China Dips Create Opportunities

03/03/2010 1:00 pm EST


Jim Trippon

Editor-in-Chief, China Stock Digest

Jim Trippon, editor of China Stock Digest, says Sino-US unease masks substantial upside in individual Chinese shares.

Many US investors have been spooked by predictions of doom from the likes of Dr. Doom, Marc Faber, and the legendary Jim Chanos.

[The] increase in Sino-US tension has also caused some unease among those investing in China. A report from Bloomberg indicates that options traders are betting on further declines in Chinese shares.

But a market downturn can create buying opportunities, according to Gary Evans, the Hong Kong-based strategist with HSBC Global Research, who sees a buying opportunity because of corporate economic expansion. Evans tells “The market looks attractive on several valuation gauges, with most companies’ earnings forecast to grow by one-fifth (on a per-share basis) this year.”

China Medical Technologies (Nasdaq: CMED) is positioned to benefit from China’s burgeoning middle class, longer life expectancies, and increased government funding for health care. CMED will report its unaudited financial results for the third fiscal quarter ended December 31st before the US market opens on March 3rd. (Wednesday morning CMED reported a third-quarter loss from continuing operations of $3.2 million on revenue of $25.2 million—Editor.) The company’s 2009 fiscal year ends on March 31st.

For the upcoming quarter, the company’s outlook calls for a return to profitability. CMED forecasts third-quarter earnings from continuing operations above $5.6 million, on revenue of $24.9 million to $26.4 million. CMED is still a Buy, still selling well below its Buy Up To Price of $22 a share. CMED is a value play with dividend yield better than 4%. (CMED closed Tuesday at $14.46—Editor.)

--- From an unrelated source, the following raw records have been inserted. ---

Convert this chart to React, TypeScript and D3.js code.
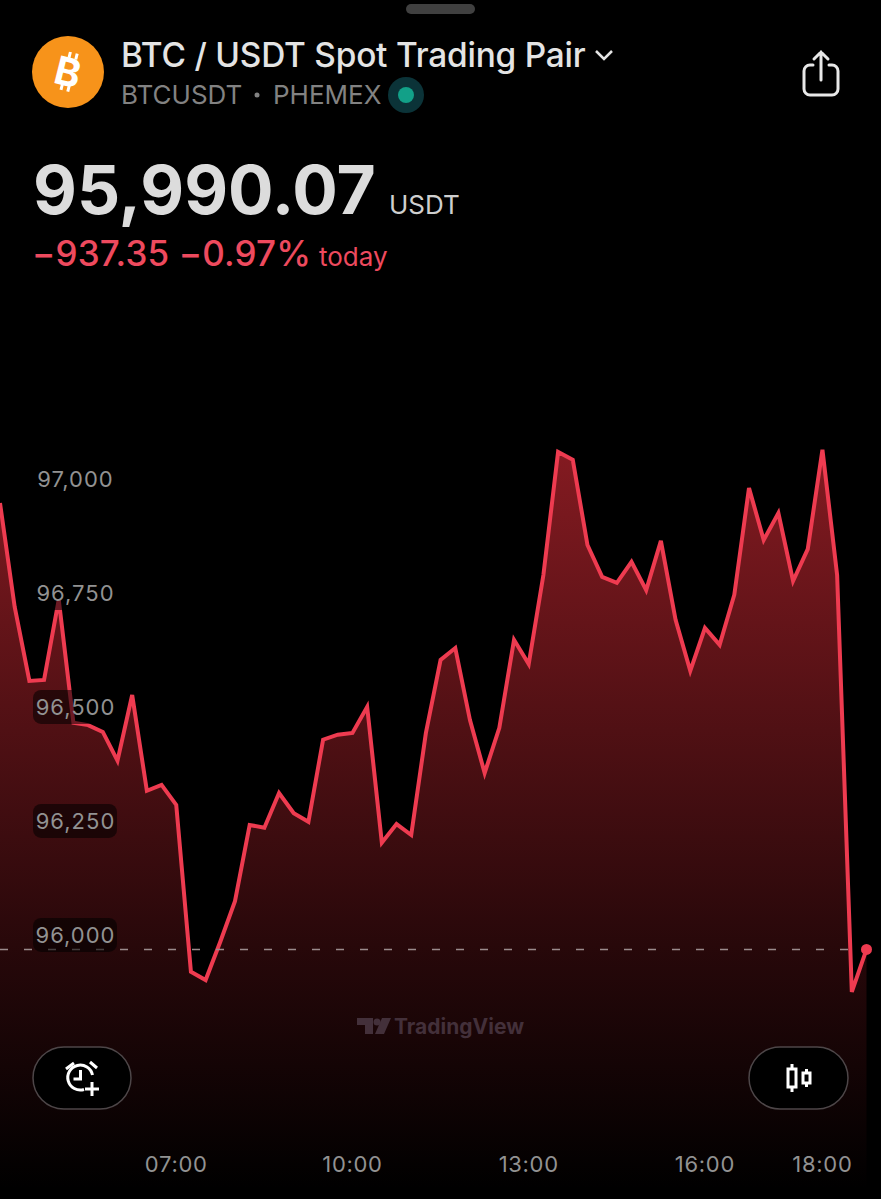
import { useEffect, useRef } from 'react';
import * as d3 from 'd3';

const width = 881;
const height = 1199;

// 15 minute closes, first one at 04:00
const startMinutes = 240;
const stepMinutes = 15;
const closes = [
  96969, 96741, 96579, 96581, 96757, 96487, 96482, 96467, 96404, 96548,
  96338, 96351, 96307, 95941, 95923, 96007, 96096, 96263, 96257, 96333,
  96289, 96270, 96450, 96461, 96465, 96522, 96224, 96265, 96241, 96465,
  96625, 96651, 96493, 96377, 96476, 96669, 96616, 96811, 97081, 97064,
  96877, 96807, 96794, 96840, 96778, 96886, 96713, 96601, 96695, 96658,
  96768, 97002, 96888, 96947, 96798, 96868, 97086, 96811, 95897, 95990.07,
];
const priceTicks = [97000, 96750, 96500, 96250, 96000];
const timeTicks = [420, 600, 780, 960, 1080];
const lastPrice = 95990.07;

const lineColor = '#ee3b50';
const font = 'Inter, "Liberation Sans", sans-serif';

export default function App() {
  const svgRef = useRef<SVGSVGElement>(null);

  useEffect(() => {
    if (!svgRef.current) return;
    const svg = d3.select(svgRef.current);
    svg.selectAll('*').remove();

    const x = d3.scaleLinear()
      .domain([startMinutes, startMinutes + (closes.length - 1) * stepMinutes])
      .range([0, 866.5]);
    const y = d3.scaleLinear().domain([96000, 97000]).range([944.9, 488.9]);
    const minutes = (i: number) => startMinutes + i * stepMinutes;

    const defs = svg.append('defs');
    const grad = defs.append('linearGradient')
      .attr('id', 'areaFill')
      .attr('gradientUnits', 'userSpaceOnUse')
      .attr('x1', 0).attr('x2', 0).attr('y1', 450).attr('y2', 1190);
    grad.append('stop').attr('offset', 0).attr('stop-color', '#f0303c').attr('stop-opacity', 0.55);
    grad.append('stop').attr('offset', 0.68).attr('stop-color', '#f0303c').attr('stop-opacity', 0.16);
    grad.append('stop').attr('offset', 1).attr('stop-color', '#f0303c').attr('stop-opacity', 0);

    // Area + line
    const area = d3.area<number>()
      .x((_, i) => x(minutes(i)))
      .y0(1199)
      .y1(d => y(d));
    const line = d3.line<number>()
      .x((_, i) => x(minutes(i)))
      .y(d => y(d));

    svg.append('path').datum(closes).attr('fill', 'url(#areaFill)').attr('d', area);
    svg.append('path')
      .datum(closes)
      .attr('fill', 'none')
      .attr('stroke', lineColor)
      .attr('stroke-width', 4)
      .attr('stroke-linejoin', 'miter')
      .attr('d', line);

    // Last price line
    svg.append('line')
      .attr('x1', 0).attr('x2', x(minutes(closes.length - 1)))
      .attr('y1', y(lastPrice)).attr('y2', y(lastPrice))
      .attr('stroke', '#9a8a8c')
      .attr('stroke-width', 1.5)
      .attr('stroke-dasharray', '8,16');
    svg.append('circle')
      .attr('cx', x(minutes(closes.length - 1)))
      .attr('cy', y(lastPrice))
      .attr('r', 5.5)
      .attr('fill', lineColor);

    // Price labels sit a little above their level
    const priceGroup = svg.append('g').selectAll('g').data(priceTicks).join('g')
      .attr('transform', d => `translate(0,${y(d) - 10})`);
    priceGroup.append('rect')
      .attr('x', 33).attr('y', -17).attr('width', 84).attr('height', 34).attr('rx', 8)
      .attr('fill', '#000').attr('fill-opacity', 0.55);
    priceGroup.append('text')
      .attr('x', 75.5).attr('y', 8)
      .attr('text-anchor', 'middle')
      .attr('fill', '#929292')
      .style('font-family', font).style('font-size', '22px').style('letter-spacing', '1px')
      .text(d => d3.format(',')(d));

    // Time labels
    svg.append('g').selectAll('text').data(timeTicks).join('text')
      .attr('x', d => x(d)).attr('y', 1172)
      .attr('text-anchor', 'middle')
      .attr('fill', '#929292')
      .style('font-family', font).style('font-size', '22px').style('letter-spacing', '0.7px')
      .text(d => d3.timeFormat('%H:%M')(new Date(2025, 0, 1, 0, d)));

    // Watermark
    const wm = svg.append('g').attr('fill', '#43303a');
    wm.append('path').attr('d', 'M357 1018h16v16h-8v-9h-8zM375 1034l7-16h9l-7 16z');
    wm.append('circle').attr('cx', 377).attr('cy', 1022).attr('r', 3.5);
    wm.append('text').attr('x', 394).attr('y', 1034)
      .style('font-family', font).style('font-size', '21px').style('font-weight', 700)
      .text('TradingView');

    // Buttons
    const btn = (bx: number, w: number) => svg.append('rect')
      .attr('x', bx).attr('y', 1047).attr('width', w).attr('height', 62).attr('rx', 31)
      .attr('fill', '#000').attr('stroke', '#4d4648').attr('stroke-width', 1.5);
    btn(33, 98);
    btn(749, 99);

    // Alarm icon
    const alarm = svg.append('g').attr('fill', 'none').attr('stroke', '#fff').attr('stroke-width', 3);
    alarm.append('path').attr('d', 'M92.5 1075A12.5 12.5 0 1 0 84 1089.5');
    alarm.append('path').attr('d', 'M80.5 1070v9h-7');
    alarm.append('path').attr('d', 'M66 1069l8-6M97 1068l-7-6');
    alarm.append('path').attr('d', 'M85 1089h14M92 1082v14');

    // Candles icon
    const candles = svg.append('g').attr('fill', 'none').attr('stroke', '#fff').attr('stroke-width', 3);
    candles.append('rect').attr('x', 788).attr('y', 1069).attr('width', 8).attr('height', 18);
    candles.append('path').attr('d', 'M792 1064v5M792 1087v5');
    candles.append('rect').attr('x', 803).attr('y', 1073).attr('width', 7).attr('height', 10);
    candles.append('path').attr('d', 'M806.5 1069v4M806.5 1083v4');

    // Header
    svg.append('rect').attr('x', 406).attr('y', 4).attr('width', 69).attr('height', 10).attr('rx', 5).attr('fill', '#404040');
    svg.append('circle').attr('cx', 68).attr('cy', 72).attr('r', 36).attr('fill', '#f7931a');
    const coin = svg.append('g').attr('transform', 'translate(68,72) rotate(14)').attr('fill', '#fff');
    coin.append('text').attr('text-anchor', 'middle').attr('y', 14)
      .style('font-family', font).style('font-size', '39px').style('font-weight', 700).text('B');
    coin.append('path').attr('d', 'M-4 -20h3v6h-3zM3 -20h3v6h-3zM-4 13h3v6h-3zM3 13h3v6h-3z');

    const label = (tx: number, ty: number, text: string, size: number, fill: string, weight = 400, spacing = 0) =>
      svg.append('text')
        .attr('x', tx).attr('y', ty).attr('fill', fill)
        .style('font-family', font).style('font-size', `${size}px`).style('font-weight', weight)
        .style('letter-spacing', `${spacing}px`)
        .text(text);

    label(121, 67, 'BTC / USDT Spot Trading Pair', 33.4, '#e4e4e4', 500, -0.2);
    label(121, 104, 'BTCUSDT', 26, '#828282');
    svg.append('circle').attr('cx', 257).attr('cy', 95).attr('r', 2.5).attr('fill', '#828282');
    label(273, 104, 'PHEMEX', 26, '#828282');
    svg.append('path').attr('d', 'M596 51l8 8 8-8').attr('fill', 'none').attr('stroke', '#e4e4e4').attr('stroke-width', 2.5);
    svg.append('circle').attr('cx', 406).attr('cy', 95).attr('r', 18).attr('fill', '#0b3338');
    svg.append('circle').attr('cx', 406).attr('cy', 95).attr('r', 8).attr('fill', '#12a088');

    svg.append('path')
      .attr('d', 'M813 65h-3a6 6 0 0 0-6 6v18a6 6 0 0 0 6 6h22a6 6 0 0 0 6-6v-18a6 6 0 0 0-6-6h-3M821 80v-28M814 59l7-7 7 7')
      .attr('fill', 'none').attr('stroke', '#e8e8e8').attr('stroke-width', 3).attr('stroke-linecap', 'round');

    label(33, 214, '95,990.07', 67.6, '#dcdcdc', 700);
    label(389, 214, 'USDT', 26, '#cfcfcf');
    label(32, 266, '−937.35 −0.97%', 35, '#ee4a5e', 500, 0.15);
    label(319, 266, 'today', 26, '#ee4a5e');
  }, []);

  return (
    <>
      <style>{'html,body{margin:0;padding:0;background:#000}'}</style>
      <svg ref={svgRef} width={width} height={height} style={{ display: 'block', background: '#000' }} />
    </>
  );
}
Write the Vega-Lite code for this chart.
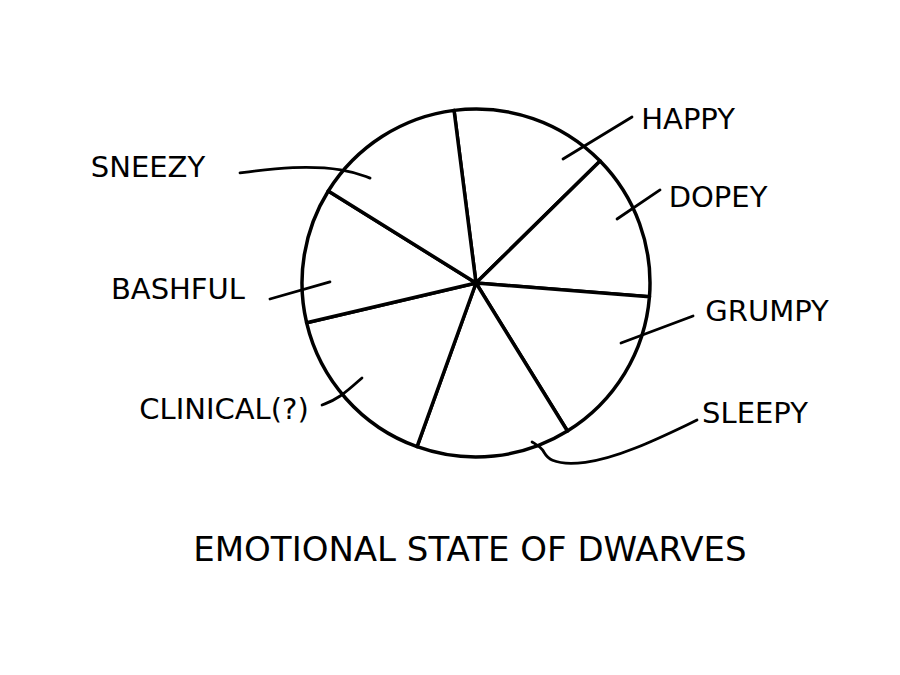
{
  "$schema": "https://vega.github.io/schema/vega-lite/v6.json",
  "width": 900,
  "height": 675,
  "autosize": "none",
  "padding": 0,
  "background": "white",
  "config": {"view": {"stroke": null}},
  "datasets": {
    "dwarves": [
      {"dwarf": "HAPPY", "order": 1, "share": 52.75, "lx": 1.233, "ly": 0.948},
      {"dwarf": "DOPEY", "order": 2, "share": 49.0, "lx": 1.407, "ly": 0.494},
      {"dwarf": "GRUMPY", "order": 3, "share": 53.8, "lx": 1.692, "ly": -0.169},
      {"dwarf": "SLEEPY", "order": 4, "share": 51.5, "lx": 1.622, "ly": -0.762},
      {"dwarf": "CLINICAL(?)", "order": 5, "share": 57.0, "lx": -1.465, "ly": -0.738},
      {"dwarf": "BASHFUL", "order": 6, "share": 45.1, "lx": -1.733, "ly": -0.041},
      {"dwarf": "SNEEZY", "order": 7, "share": 50.85, "lx": -1.907, "ly": 0.669}
    ],
    "leaders": [
      {"dwarf": "HAPPY", "seq": 1, "x": 0.506, "y": 0.721},
      {"dwarf": "HAPPY", "seq": 2, "x": 0.907, "y": 0.965},
      {"dwarf": "DOPEY", "seq": 1, "x": 0.820, "y": 0.372},
      {"dwarf": "DOPEY", "seq": 2, "x": 1.070, "y": 0.541},
      {"dwarf": "GRUMPY", "seq": 1, "x": 0.843, "y": -0.349},
      {"dwarf": "GRUMPY", "seq": 2, "x": 1.262, "y": -0.192},
      {"dwarf": "SLEEPY", "seq": 1, "x": 0.326, "y": -0.924},
      {"dwarf": "SLEEPY", "seq": 2, "x": 0.395, "y": -0.965},
      {"dwarf": "SLEEPY", "seq": 3, "x": 0.413, "y": -1.040},
      {"dwarf": "SLEEPY", "seq": 4, "x": 0.622, "y": -1.060},
      {"dwarf": "SLEEPY", "seq": 5, "x": 0.913, "y": -0.975},
      {"dwarf": "SLEEPY", "seq": 6, "x": 1.285, "y": -0.797},
      {"dwarf": "CLINICAL(?)", "seq": 1, "x": -0.663, "y": -0.552},
      {"dwarf": "CLINICAL(?)", "seq": 2, "x": -0.795, "y": -0.670},
      {"dwarf": "CLINICAL(?)", "seq": 3, "x": -0.895, "y": -0.709},
      {"dwarf": "BASHFUL", "seq": 1, "x": -0.849, "y": 0.006},
      {"dwarf": "BASHFUL", "seq": 2, "x": -1.198, "y": -0.093},
      {"dwarf": "SNEEZY", "seq": 1, "x": -0.616, "y": 0.610},
      {"dwarf": "SNEEZY", "seq": 2, "x": -0.760, "y": 0.665},
      {"dwarf": "SNEEZY", "seq": 3, "x": -1.064, "y": 0.680},
      {"dwarf": "SNEEZY", "seq": 4, "x": -1.372, "y": 0.640}
    ],
    "caption": [
      {"text": "EMOTIONAL STATE OF DWARVES", "x": -0.035, "y": -1.558}
    ]
  },
  "layer": [
    {
      "data": {"name": "dwarves"},
      "mark": {"type": "arc", "outerRadius": 174, "fill": "white", "stroke": "black", "strokeWidth": 3.5, "strokeJoin": "round"},
      "encoding": {
        "x": {"datum": 0, "type": "quantitative", "scale": {"domain": [-2.7674, 2.4651], "nice": false, "zero": false}, "axis": null},
        "y": {"datum": 0, "type": "quantitative", "scale": {"domain": [-2.2791, 1.6453], "nice": false, "zero": false}, "axis": null},
        "theta": {"field": "share", "type": "quantitative", "stack": true, "scale": {"range": [-0.1265, 6.1567]}},
        "order": {"field": "order", "type": "quantitative"}
      }
    },
    {
      "data": {"name": "leaders"},
      "mark": {"type": "line", "interpolate": "basis", "color": "black", "strokeWidth": 2.8, "strokeCap": "round"},
      "encoding": {
        "x": {"field": "x", "type": "quantitative", "axis": null},
        "y": {"field": "y", "type": "quantitative", "axis": null},
        "detail": {"field": "dwarf"},
        "order": {"field": "seq", "type": "quantitative"}
      }
    },
    {
      "data": {"name": "dwarves"},
      "mark": {"type": "text", "font": "DejaVu Sans", "fontSize": 29, "align": "center", "baseline": "middle", "color": "black"},
      "encoding": {
        "x": {"field": "lx", "type": "quantitative", "axis": null},
        "y": {"field": "ly", "type": "quantitative", "axis": null},
        "text": {"field": "dwarf"}
      }
    },
    {
      "data": {"name": "caption"},
      "mark": {"type": "text", "font": "DejaVu Sans", "fontSize": 34, "align": "center", "baseline": "middle", "color": "black"},
      "encoding": {
        "x": {"field": "x", "type": "quantitative", "axis": null},
        "y": {"field": "y", "type": "quantitative", "axis": null},
        "text": {"field": "text"}
      }
    }
  ]
}
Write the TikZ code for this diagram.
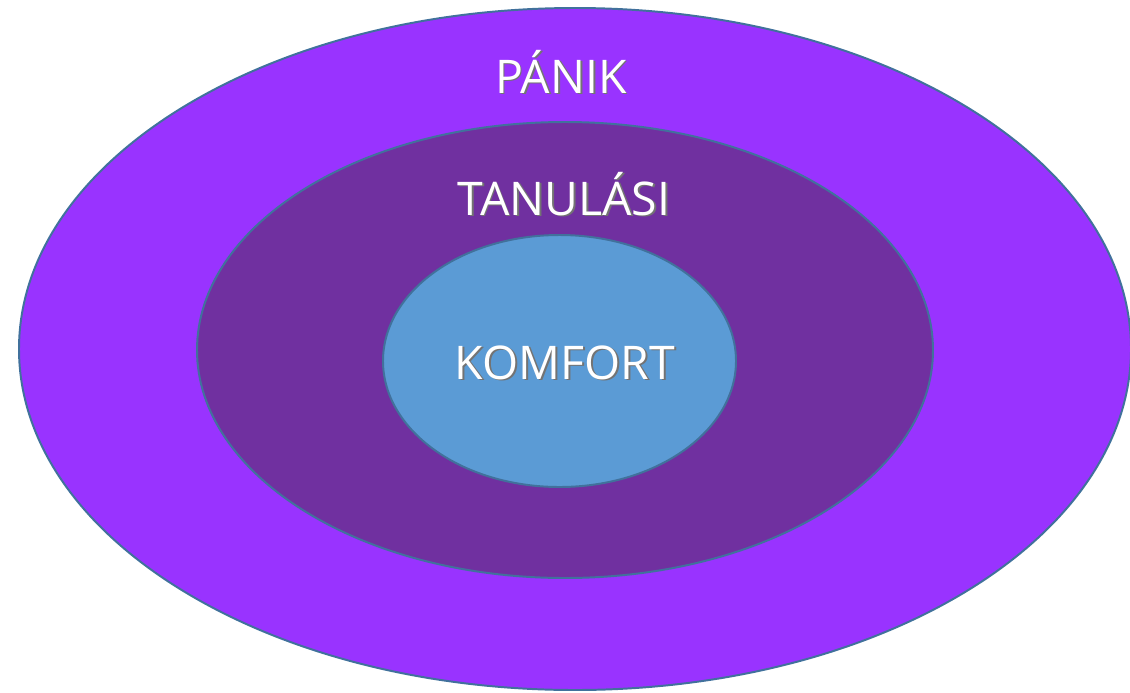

Himax Technologies (Nasdaq: HIMX) beat analysts’ expectations [last month]. Analysts were expecting Himax to report earnings of five cents per share for last quarter, but Himax beat expectations with actual earnings of six cents. Himax also issued earnings guidance for next quarter in line with analysts’ expectations.

Himax reported revenues of $178.7 million for the fourth quarter of 2009, representing a 43.8% increase from the fourth quarter of 2008 and a 12% decrease from the third quarter of 2009. Gross margin was 20% in the fourth quarter of 2009, down one percentage point year over year.

President and chief executive Jordan Wu told analysts: “We believe that 2010 will be a promising year for our LCOS pico-projector solutions (liquid crystal mini projectors). Both orders and design-ins are picking up strongly and we’re planning to expand our in-house capacity to fulfill the increasing demand. We expect to see increasing adoptions of our LCOS pico-projectors.”

Wu added, “[In the first quarter] we are seeing rather healthy demand in a traditionally low season. Compared to the previous quarter, we expect revenues to remain flat or go up slightly with a slight gross margin decline of less than one percentage point.” Himax’s EPS [earnings per share] are up 100% from the same quarter a year ago.

Our price target for Himax is $4.00. It has an estimated dividend yield of 10.6% at [recent] prices. (Himax closed Tuesday at $3.01—Editor.)